We all graduated from college and moved out into the world in a variety of ways. Beth got an internship with the Yerkes Institute, which is an animal research center also based here in Atlanta. She’d always dreamed of working with primates.
I, on the other hand, graduated with my B.A. in English literature and women’s studies and proceeded to dive headlong into that existential funk that is a natural outcome of such majors and minors. If you didn’t want to go immediately into a master’s program in English, and you didn’t want to become a teacher, there weren’t a lot of options laid out before you.
Thus began a wandering path traveled by many in their early 20s. In the 2 years after I graduated from college, I lived at a camp, worked in a video store, acted in dinner theatre, moved to Blacksburg to work in a bar, temped, cleaned for wealthy people, and got fired from a substitute teaching job. It was not my finest period.
About six months after we graduated from college, when I was living part-time at camp and part-time at home, I came home one day to find my mom in the kitchen.
“I have some news for you,” she said. “Your friend, Beth, is quite sick.”
She explained that everyone on our old church’s network was talking about it. Apparently, when she was transporting a monkey cage from one counter to the other, a bit of “monkey matter” flipped up into Beth’s eye.
She wound up contracting Herpes B, something that is common amongst monkeys, but which, when transmitted to humans is nearly always fatal.
Still, given that she was only 22 and was an extraordinarily healthy person, we had a lot of hope that she would be able to fight it. In the coming weeks, we watched (most, from afar) as the paralysis slowly crept up her body all the way to her eyes. And then, it started to subside. We thought she was going to win. But, she didn’t.

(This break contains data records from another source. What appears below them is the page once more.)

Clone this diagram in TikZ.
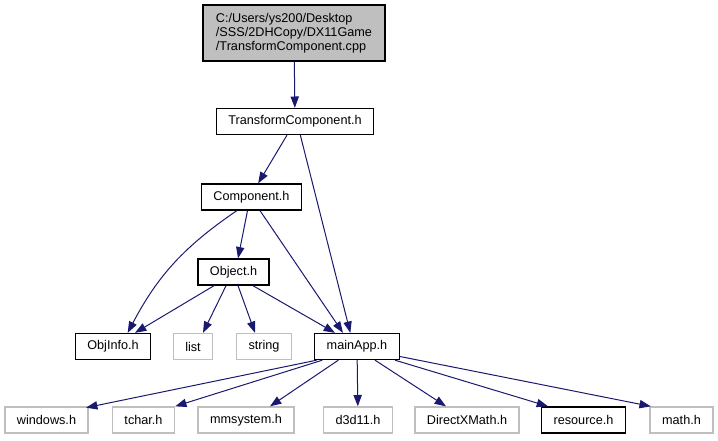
\documentclass[tikz,border=0pt]{standalone}
\usepackage{fontspec}
\setmainfont{Liberation Sans}
\usetikzlibrary{arrows.meta,positioning}
\definecolor{edgeblue}{HTML}{191970}
\definecolor{lightline}{HTML}{BFBFBF}

\begin{document}
\begin{tikzpicture}[x=0.75pt, y=-0.75pt,
  every node/.style={rectangle, draw=black, line width=1pt, inner xsep=9pt, inner ysep=0pt, minimum height=19.5pt, font=\fontsize{9.5}{10.5}\selectfont},
  ext/.style={draw=lightline},
  dep/.style={draw=edgeblue, line width=0.75pt, -{Triangle[length=8.5pt,width=6.2pt]}}]
  \useasboundingbox (0,0) rectangle (718,440);
  \node[fill=lightline, align=left, minimum width=136.5pt, minimum height=42pt] (cpp) at (294,33) {C:/Users/ys200/Desktop\\/SSS/2DHCopy/DX11Game\\/TransformComponent.cpp};
  \node (tch) at (295,121.5) {TransformComponent.h};
  \node (comp) at (251.5,197) {Component.h};
  \node (obj) at (233.5,272) {Object.h};
  \node (obji) at (113,346.5) {ObjInfo.h};
  \node[ext] (lst) at (193,346.5) {list};
  \node[ext] (str) at (264,346.5) {string};
  \node (main) at (357,346.5) {mainApp.h};
  \node[ext] (win) at (46.5,420) {windows.h};
  \node[ext] (tc) at (143.5,420) {tchar.h};
  \node[ext] (mms) at (246,420) {mmsystem.h};
  \node[ext] (d3d) at (358,420) {d3d11.h};
  \node[ext] (dxm) at (467,420) {DirectXMath.h};
  \node (res) at (583.5,420) {resource.h};
  \node[ext] (mth) at (681.5,420) {math.h};
  \draw[dep] (cpp) -- (tch);
  \draw[dep] ([xshift=-6pt]tch.south) -- ([xshift=5pt]comp.north);
  \draw[dep] ([xshift=4pt]tch.south) -- ([xshift=-5pt]main.north);
  \draw[dep] ([xshift=-11pt]comp.south) to[bend right=14] ([xshift=11pt]obji.north);
  \draw[dep] ([xshift=-3pt]comp.south) -- ([xshift=3.4pt]obj.north);
  \draw[dep] ([xshift=6.4pt]comp.south) -- ([xshift=-10.5pt]main.north);
  \draw[dep] ([xshift=-14.6pt]obj.south) -- ([xshift=16.5pt]obji.north);
  \draw[dep] ([xshift=-5.6pt]obj.south) -- ([xshift=7.5pt]lst.north);
  \draw[dep] ([xshift=3.4pt]obj.south) -- ([xshift=-6.75pt]str.north);
  \draw[dep] ([xshift=14.6pt]obj.south) -- ([xshift=-16.5pt]main.north);
  \draw[dep] ([xshift=2pt]main.south west) -- ([xshift=-2pt,yshift=-1pt]win.north east);
  \draw[dep] ([xshift=-26pt]main.south) -- (tc.north east);
  \draw[dep] ([xshift=-14pt]main.south) -- ([xshift=18pt]mms.north);
  \draw[dep] (main) -- (d3d);
  \draw[dep] ([xshift=13.5pt]main.south) -- ([xshift=-15.75pt]dxm.north);
  \draw[dep] ([xshift=28.5pt]main.south) -- ([xshift=-26.6pt]res.north);
  \draw[dep] ([yshift=-7.5pt]main.east) -- ([xshift=1pt]mth.north west);
\end{tikzpicture}
\end{document}
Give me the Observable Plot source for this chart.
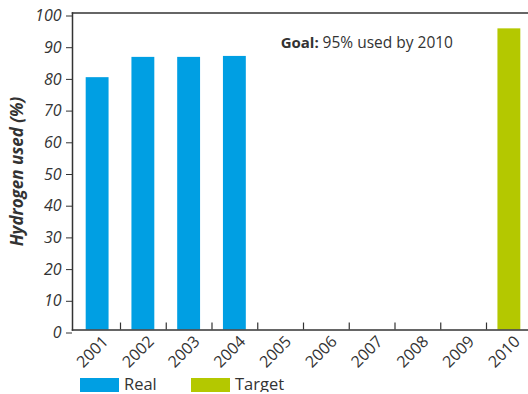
<!DOCTYPE html>
<html>
<head>
<meta charset="utf-8">
<script src="https://cdn.jsdelivr.net/npm/d3@7"></script>
<script src="https://cdn.jsdelivr.net/npm/@observablehq/plot@0.6"></script>
<style>
  body { margin: 0; background: #fff; font-family: "Open Sans", sans-serif; }
  #chart svg { display: block; }
  .legend { display: flex; align-items: flex-start; margin-left: 80px; margin-top: 6px; font-size: 16.5px; color: #333; line-height: 14px; }
  .legend .item { display: flex; align-items: flex-start; }
  .legend .sw { width: 39px; height: 14px; margin-right: 5px; }
  .legend span { position: relative; top: -1px; }
</style>
</head>
<body>
<div id="chart"></div>
<div class="legend" id="legend"></div>
<script>
const years = ["2001","2002","2003","2004","2005","2006","2007","2008","2009","2010"];
const realYears = ["2001","2002","2003","2004"];
const realValues = [79.6, 86.0, 86.0, 86.3];
const targetYears = ["2010"];
const targetValues = [95];
const yTicks = [0,10,20,30,40,50,60,70,80,90,100];
const yLabel = "Hydrogen used (%)";
const goalBold = "Goal:";
const goalText = "95% used by 2010";
const seriesNames = ["Real", "Target"];
const colors = ["#009fe3", "#b4c800"];

const real = realYears.map((year, i) => ({year, value: realValues[i]}));
const target = targetYears.map((year, i) => ({year, value: targetValues[i]}));

const xRange = [74.25, 531.75];
const step = (xRange[1] - xRange[0]) / years.length;
const axisColor = "#333";
const fontFam = "'Open Sans', sans-serif";

// measure bold label width so the regular text follows it
const ctx = document.createElement("canvas").getContext("2d");
ctx.font = `bold 15px 'Open Sans'`;
const boldW = ctx.measureText(goalBold + " ").width;

const chart = Plot.plot({
  width: 528,
  height: 372,
  marginLeft: 72,
  marginRight: 0,
  marginTop: 12.5,
  marginBottom: 42.5,
  style: {fontFamily: fontFam, color: axisColor, background: "#fff"},
  x: {domain: years, range: xRange, paddingInner: 0.5, paddingOuter: 0.25, round: false},
  y: {domain: [0, 100]},
  marks: [
    Plot.barY(real, {x: "year", y: "value", fill: colors[0]}),
    Plot.barY(target, {x: "year", y: "value", fill: colors[1]}),
    Plot.frame({anchor: "left", stroke: axisColor, strokeWidth: 1.5}),
    Plot.frame({anchor: "top", stroke: axisColor, strokeWidth: 1.5}),
    Plot.frame({anchor: "bottom", stroke: axisColor, strokeWidth: 1.5}),
    Plot.ruleX(years.slice(0, -1), {x: d => d, dx: step / 2, y1: 0, y2: 2.2, stroke: axisColor, strokeWidth: 1.2}),
    Plot.axisY({ticks: yTicks, tickSize: 6, tickPadding: 5, fontSize: 16, fontStyle: "italic", label: null, stroke: axisColor, dy: 3}),
    Plot.axisX({tickSize: 0, tickRotate: -45, tickPadding: 9, fontSize: 16, label: null, dx: 8}),
    Plot.text([yLabel], {frameAnchor: "left", textAnchor: "middle", rotate: -90, dx: -55, fontSize: 17, fontWeight: "bold", fontStyle: "italic", fill: axisColor}),
    Plot.text([goalBold], {x: () => "2005", y: () => 90.6, textAnchor: "start", dx: 0, fontSize: 15, fontWeight: "bold", fill: axisColor}),
    Plot.text([goalText], {x: () => "2005", y: () => 90.6, textAnchor: "start", dx: boldW, fontSize: 15.5, fill: axisColor})
  ]
});
document.getElementById("chart").appendChild(chart);

const legend = document.getElementById("legend");
seriesNames.forEach((name, i) => {
  const item = document.createElement("div");
  item.className = "item";
  item.style.width = i === 0 ? "111px" : "auto";
  const sw = document.createElement("div");
  sw.className = "sw";
  sw.style.background = colors[i];
  const t = document.createElement("span");
  t.textContent = name;
  item.appendChild(sw);
  item.appendChild(t);
  legend.appendChild(item);
});
</script>
</body>
</html>
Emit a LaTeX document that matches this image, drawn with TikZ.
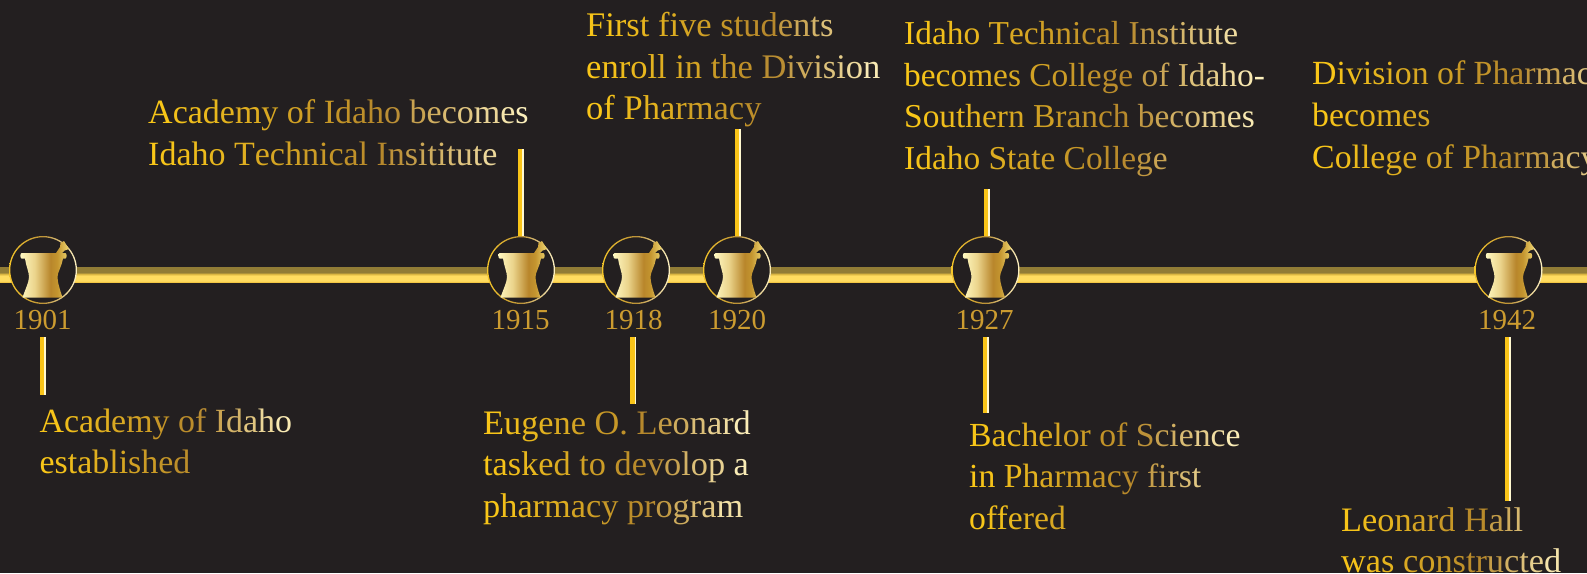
\documentclass[tikz,border=0pt]{standalone}
\usepackage{fontspec}
\setmainfont{Liberation Serif}
\definecolor{bgdark}{HTML}{231F20}
\definecolor{yeargold}{HTML}{CC9C30}
\definecolor{tickyellow}{HTML}{F9C418}
\definecolor{tickcream}{HTML}{FFF8D0}
\definecolor{barA}{HTML}{F2C644}
\definecolor{barB}{HTML}{FFDC60}
\definecolor{barC}{HTML}{D8B440}
\definecolor{barE}{HTML}{917C36}
\definecolor{morA}{HTML}{FFF9C2}
\definecolor{morB}{HTML}{EBD48C}
\definecolor{morC}{HTML}{B8862B}
\definecolor{morD}{HTML}{C4952F}
\definecolor{morE}{HTML}{EFD672}
\definecolor{rinA}{HTML}{F5C52A}
\definecolor{rinB}{HTML}{BC9238}
\definecolor{rinC}{HTML}{FFF3C4}
\pgfdeclareverticalshading{barshade}{100bp}{
 color(0bp)=(barA);color(25bp)=(barA);color(29bp)=(barB);color(46bp)=(barB);color(52bp)=(barC);color(57bp)=(barE);color(75bp)=(barE);color(100bp)=(barE)}
\pgfdeclarehorizontalshading{mortarshade}{100bp}{
 color(0bp)=(morA);color(25bp)=(morA);color(40bp)=(morB);color(56bp)=(morC);color(63bp)=(morD);color(75bp)=(morE);color(100bp)=(morE)}
\pgfdeclarehorizontalshading{ringshade}{100bp}{
 color(0bp)=(rinA);color(25bp)=(rinA);color(50bp)=(rinB);color(75bp)=(rinC);color(100bp)=(rinC)}
\ExplSyntaxOn
\dim_new:N \l_gt_x_dim
\dim_new:N \l_gt_w_dim
\fp_new:N \l_gt_t_fp
\bool_new:N \l_gt_first_bool
\box_new:N \l_gt_box
\cs_new:Npn \gt_mix:nnn #1#2#3
 { \fp_eval:n { round( (\l_gt_t_fp<0.62) ? (#1+(#2-#1)*\l_gt_t_fp/0.62) : (#2+(#3-#2)*(\l_gt_t_fp-0.62)/0.38) ,0) } }
\cs_new_protected:Npn \gt_char:n #1
 {
  \hbox_set:Nn \l_gt_box {#1}
  \fp_set:Nn \l_gt_t_fp { min(1,(\dim_to_fp:n{\l_gt_x_dim}+0.5*\dim_to_fp:n{\box_wd:N \l_gt_box})/\dim_to_fp:n{\l_gt_w_dim}) }
  \color[RGB]{\gt_mix:nnn{252}{182}{255},\gt_mix:nnn{201}{136}{243},\gt_mix:nnn{23}{44}{192}}
  #1
  \dim_add:Nn \l_gt_x_dim { \box_wd:N \l_gt_box }
 }
\cs_new_protected:Npn \gt_line:n #1
 {
  \dim_zero:N \l_gt_x_dim
  \bool_set_true:N \l_gt_first_bool
  \hbox:n
   {
    \seq_set_split:Nnn \l_tmpa_seq {~} {#1}
    \seq_map_inline:Nn \l_tmpa_seq
     {
      \bool_if:NTF \l_gt_first_bool
       { \bool_set_false:N \l_gt_first_bool }
       { \c_space_tl \dim_add:Nn \l_gt_x_dim { \fontdimen2\font } }
      \tl_map_function:nN {##1} \gt_char:n
     }
   }
 }
\NewDocumentCommand \gblock { O{41.5} m m }
 {
  \dim_set:Nn \l_gt_w_dim {#2pt}
  \vtop
   {
    \baselineskip=#1pt \lineskiplimit=-100pt
    \clist_map_inline:nn {#3} { \gt_line:n {##1} }
   }
 }
\ExplSyntaxOff
\tikzset{
 mortar/.pic={
  \shade[shading=mortarshade]
   (-21.5,-17) -- (13,-17) -- (17,-23) -- (17.5,-27) -- (21,-29) -- (26,-21) -- (21.5,-19.5) -- (19,-17) -- (22.5,-17)
   .. controls (24,-16.5) and (24,-12) .. (22.5,-11.5) -- (20,-11.5)
   .. controls (19,-4) and (14.5,2) .. (14.5,7)
   .. controls (14.5,12) and (17,20) .. (19.5,27.5) -- (-20.5,27.5)
   .. controls (-18,20) and (-14,12) .. (-14,7)
   .. controls (-14,2) and (-17,-4) .. (-18,-11.5) -- (-21.5,-11.5)
   .. controls (-23,-12) and (-23,-16.5) .. (-21.5,-17) -- cycle;
 },
 disc/.style={circle,fill=bgdark,minimum size=67pt,inner sep=0pt},
 yearlabel/.style={anchor=base,font=\fontsize{29}{30}\selectfont,text=yeargold,inner xsep=0pt,inner ysep=8pt},
 story/.style={anchor=base west,inner sep=0pt,font=\fontsize{#1}{41.5}\selectfont},
 tickgold/.style={draw=tickyellow,line width=4.2pt},
 tickpale/.style={draw=tickcream,line width=1.9pt},
}
\newcommand{\ring}[1]{%
 \shade[shading=ringshade,even odd rule] (#1) circle (34pt) circle (32.7pt);
 \pic at (#1) {mortar};}
\begin{document}
\begin{tikzpicture}[x=1pt,y=-1pt]
\useasboundingbox (0,0) rectangle (1587,573);
\fill[bgdark] (0,0) rectangle (1587,573);
\begin{scope}
\clip (0,0) rectangle (1587,573);
\shade[shading=barshade] (0,267) rectangle (1587,282);
% discs
\foreach \nm/\px in {c1901/43,c1915/521,c1918/636,c1920/737,c1927/985.5,c1942/1508.5}
 {\node[disc] (\nm) at (\px,270) {}; \ring{\nm.center}}
% years
\node[yearlabel] (y1901) at (42.5,329) {1901};
\node[yearlabel] (y1915) at (520.5,329) {1915};
\node[yearlabel] (y1918) at (633.5,329) {1918};
\node[yearlabel] (y1920) at (737,329) {1920};
\node[yearlabel] (y1927) at (984.5,329) {1927};
\node[yearlabel] (y1942) at (1507,329) {1942};
% stories
\node[story=33.9] (s1901) at (39.5,432) {\gblock{252}{Academy of Idaho,established}};
\node[story=34] (s1915) at (148,123.5) {\gblock{379}{Academy of Idaho becomes,Idaho Technical Insititute}};
\node[story=34.3] (s1918) at (483,434) {\gblock{265}{Eugene O. Leonard,tasked to devolop a,pharmacy program}};
\node[story=34.5] (s1920) at (586,36.5) {\gblock{295}{{Fi}rst {fi}ve students,enroll in the Division,of Pharmacy}};
\node[story=33.4] (s1927a) at (904,44.5) {\gblock{357}{Idaho Technical Institute,becomes College of Idaho-,Southern Branch becomes,Idaho State College}};
\node[story=33.7] (s1927b) at (969,446) {\gblock{270}{Bachelor of Science,in Pharmacy {fi}rst,o{ff}ered}};
\node[story=33.8] (s1942a) at (1312,84) {\gblock[42]{330}{Division of Pharmacy,becomes,College of Pharmacy}};
\node[story=34.3] (s1942b) at (1341,531) {\gblock{224}{Leonard Hall,was constructed}};
% leader ends
\coordinate (t1901) at (43,395);
\coordinate (t1915) at (521,149);
\coordinate (t1918) at (633.5,404);
\coordinate (t1920) at (738,129);
\coordinate (t1927a) at (987,189);
\coordinate (t1927b) at (986,412.7);
\coordinate (t1942) at (1508,501);
% leaders: both ends share the x of the named end
\foreach \a/\b in {c1915.north/t1915,c1920.north/t1920,c1927.north/t1927a,y1901.south/t1901,y1918.south/t1918,y1927.south/t1927b,y1942.south/t1942}
 {\draw[tickgold] ([xshift=-1pt]\a -| \b) -- ([xshift=-1pt]\b);
  \draw[tickpale] ([xshift=2pt]\a -| \b) -- ([xshift=2pt]\b);}
\end{scope}
\end{tikzpicture}
\end{document}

It was a scandalous, national story as the issue of workplace safety swirled around her death. Protocol should have meant that Beth was asked to wear goggles in that milieu, but there was no protocol to protect her. It wasn’t the only time in my life where something in my personal life was also a national headline. I can tell you that it’s a very strange, double-vision kind of experience to see your friend on Dateline.
Time marches on – again.
I had moved to Blacksburg for no better reason than to try something different. I was working 4 jobs, and one of those was waitress in a nightclub. At about 2:30 in the morning, as I scrubbed a toilet that some co-ed had puked in, a bit of toilet water flipped up into my eye.
I can only describe this as one of those big, epiphany-like moments. In that instance, everything seemed to distill down to one little kernel of light, and I became one with the universe.
By the time she died in such an untimely way, Beth had danced in Japan and ridden her bike across Europe. She was using all her God-given intelligence and human-given education in the pursuit of knowledge and for the betterment of something she loved.
What if I got sick from this incident? What if I contracted some strange, foreign disease because I was cleaning toilets in a bar?
Not that there’s anything wrong with the janitorial profession – I have continued to have cleaning jobs on-and-off throughout my adulthood to support the bills – but I wasn’t in pursuit of anything greater. I was not using my intelligence, talent, or education for anything other than the internal struggle. Who was I to throw my life away when someone like Beth had hers cut tragically short?
When I came out of my light-kernel moment, I felt like the universe had just thwacked me on the back of the head. Six months later, I was in AmeriCorps. Which led to a full-time job with the YMCA. Which led me to grad school. Which led me to where I am today.
And, I just want to say that I’m so grateful for all those little moments in life that open up a new path, a new understanding. And I’m especially thankful for friends who have helped to light the way.
_______________________________________________________
Just so you know, I’m not the only one that Beth’s passing affected. Her family and friends have established a foundation for the promotion of safety in scientific research. Well done.